There was something beautiful and thematic about decorating cardstock with watercolors while on the world's largest cruise ship riding across the ocean.

After day 3, as I was painting, I noticed people glancing on my paper seeming to care what was showing up there, I noticed that people stared to ask how I was doing what I was doing..... now that's really just the blind leading the blind... but the teacher here wasn't a jerk, she encouraged me by coming by day 5, day 6, asking what I was doing.

I guess I may be okay at that.... It is very relaxing and fun, but it's hard to find time to do art, and when you make the time to sit down and actually paint there is this entropy that takes some amount of effort to push over, and a need for some sort of inspiration. Further, often times, I have realized that while I may not be able to realistically paint any thing, sometimes the results are more desirable when I don't try to hard to make it look real, and like that first Red solo cup, that came out well when I wasn't really trying, the acidic advice of my nasty art teacher mellowed like the dirty color stained water in the glass and became a bit of a truth... I shouldn't bother "trying", I should just do. I've watched more proficient artists (that are actually "good" at it) over think things and take something they started and looked good and not know when to stop....and as a result destroy their own art (from my point of view....) Paint or water color don't have an "undo" feature like the computer has, so it's like watching a tragedy.

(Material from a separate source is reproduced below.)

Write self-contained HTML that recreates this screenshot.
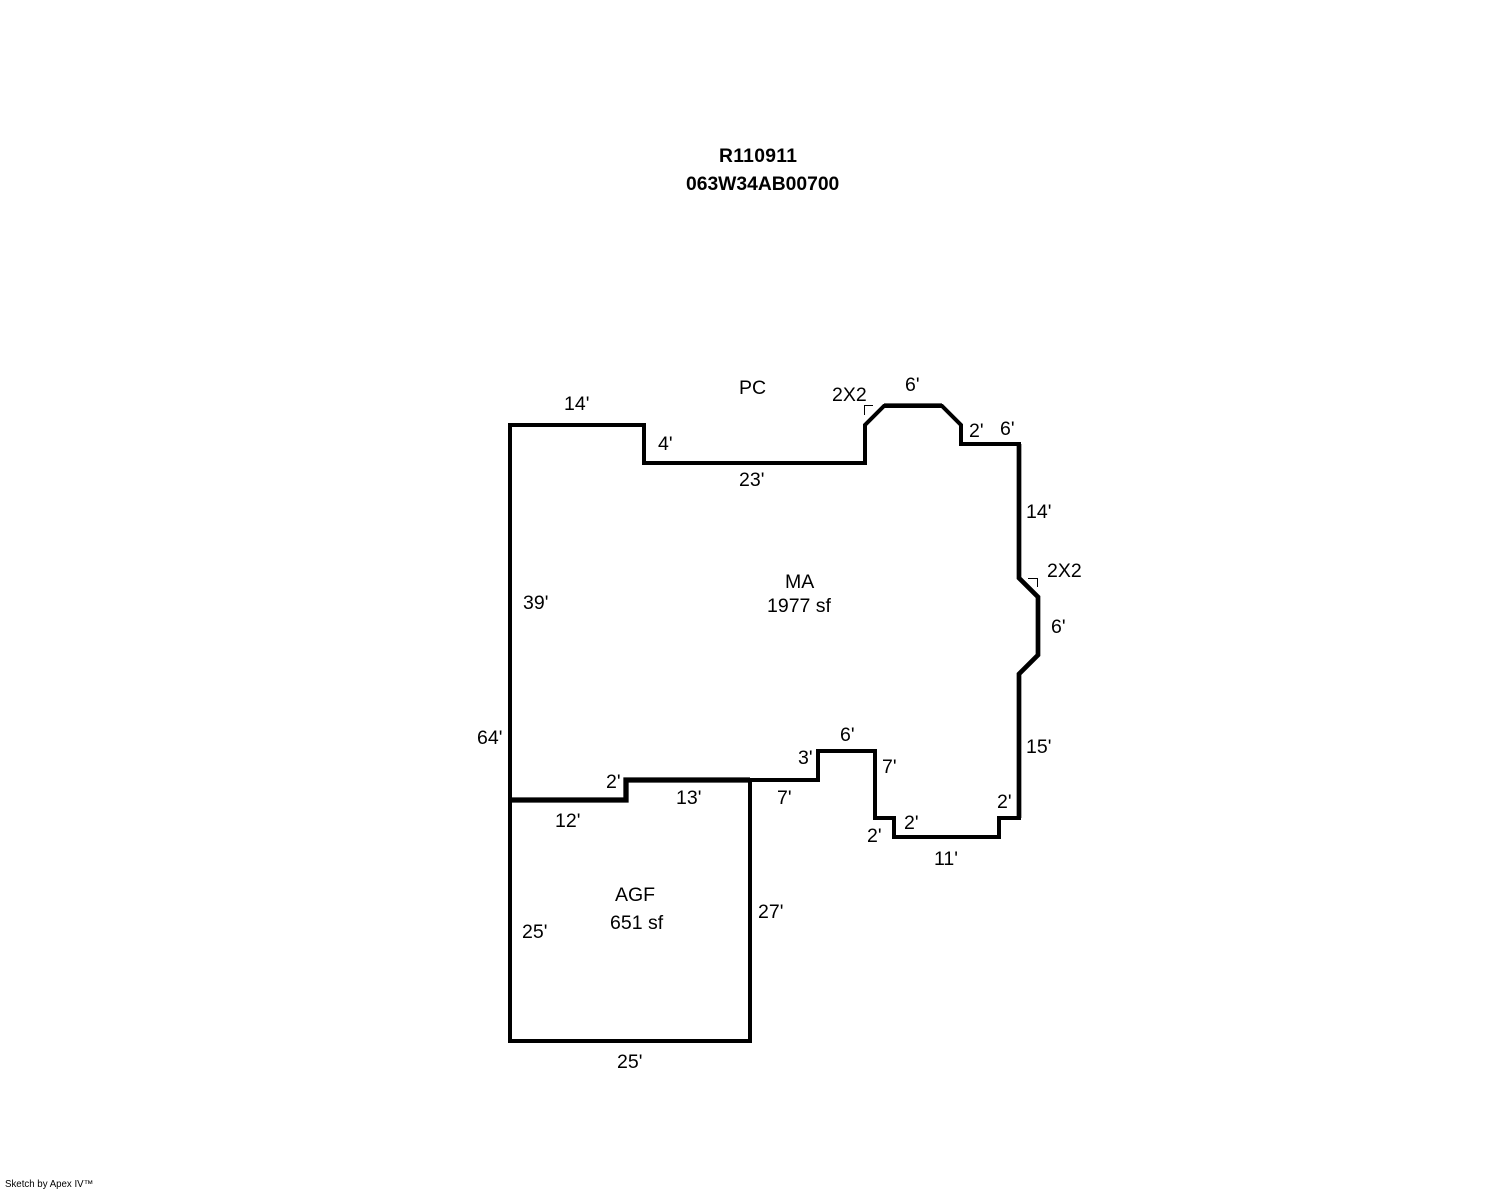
<!DOCTYPE html>
<html>
<head>
<meta charset="utf-8">
<style>
html,body{margin:0;padding:0;background:#fff;width:1488px;height:1190px;overflow:hidden}
svg{display:block}
text{font-family:"Liberation Sans",Arial,sans-serif;font-size:19.5px;fill:#000}
.b{font-weight:bold;font-size:19.3px}
.s{font-size:9.7px}
</style>
</head>
<body>
<svg width="1488" height="1190" viewBox="0 0 1488 1190" xmlns="http://www.w3.org/2000/svg">
<rect width="1488" height="1190" fill="#fff"/>
<g fill="none" stroke="#000" stroke-width="4" stroke-linejoin="miter">
<path d="M510 800V425H644V463H865V425L884 406H942L961 425V444H1019V578L1038 597V655L1019 674V818H999V837H894V818H875V751H818V780H626V800Z"/>
<path d="M510 800V1041H750V780"/>
</g>
<g fill="none" stroke="#000" stroke-width="4.7">
<path d="M884 405.7H942"/>
<path d="M1019 444V578L1038 597V655L1019 674V818"/>
</g>
<path d="M510 800H626V780H750" fill="none" stroke="#000" stroke-width="5.3"/>
<g fill="none" stroke="#000" stroke-width="1">
<path d="M864.5 415V405.5H873"/>
<path d="M1028 578.5H1037.5V587"/>
</g>
<text class="b" x="719" y="162" letter-spacing="0.3">R110911</text>
<text class="b" x="686" y="190">063W34AB00700</text>
<text x="564" y="410">14'</text>
<text x="739" y="394">PC</text>
<text x="832" y="401">2X2</text>
<text x="905" y="391">6'</text>
<text x="969" y="437">2'</text>
<text x="1000" y="435">6'</text>
<text x="658" y="450">4'</text>
<text x="739" y="486">23'</text>
<text x="1026" y="518">14'</text>
<text x="1047" y="577">2X2</text>
<text x="1051" y="633">6'</text>
<text x="785" y="588">MA</text>
<text x="767" y="612">1977 sf</text>
<text x="523" y="609">39'</text>
<text x="477" y="744">64'</text>
<text x="1026" y="753">15'</text>
<text x="840" y="741">6'</text>
<text x="798" y="764">3'</text>
<text x="882" y="773">7'</text>
<text x="606" y="788">2'</text>
<text x="676" y="804">13'</text>
<text x="777" y="804">7'</text>
<text x="555" y="827">12'</text>
<text x="997" y="808">2'</text>
<text x="904" y="829">2'</text>
<text x="867" y="842">2'</text>
<text x="934" y="865">11'</text>
<text x="615" y="901">AGF</text>
<text x="610" y="929">651 sf</text>
<text x="522" y="938">25'</text>
<text x="758" y="918">27'</text>
<text x="617" y="1068">25'</text>
<text class="s" x="5" y="1187">Sketch by Apex IV™</text>
</svg>
</body>
</html>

So when I was Accused of being an artist, I realized I might be one, but I just can't see my self spending the rest of my life painting the same image again and again and again like I have seen for sale at some art auctions.... how tedious that must be. So some day someone may find my art, like my early author attempts, trapped, imprisoned, either at some Second hand store, or in the landfill after someone tosses my work after I have shuffled off this mortal coil.... either way at least I bothered to capture those images unlike my feckless middle school art teacher who forgot to put the media in the camera and wasted away the lives of others.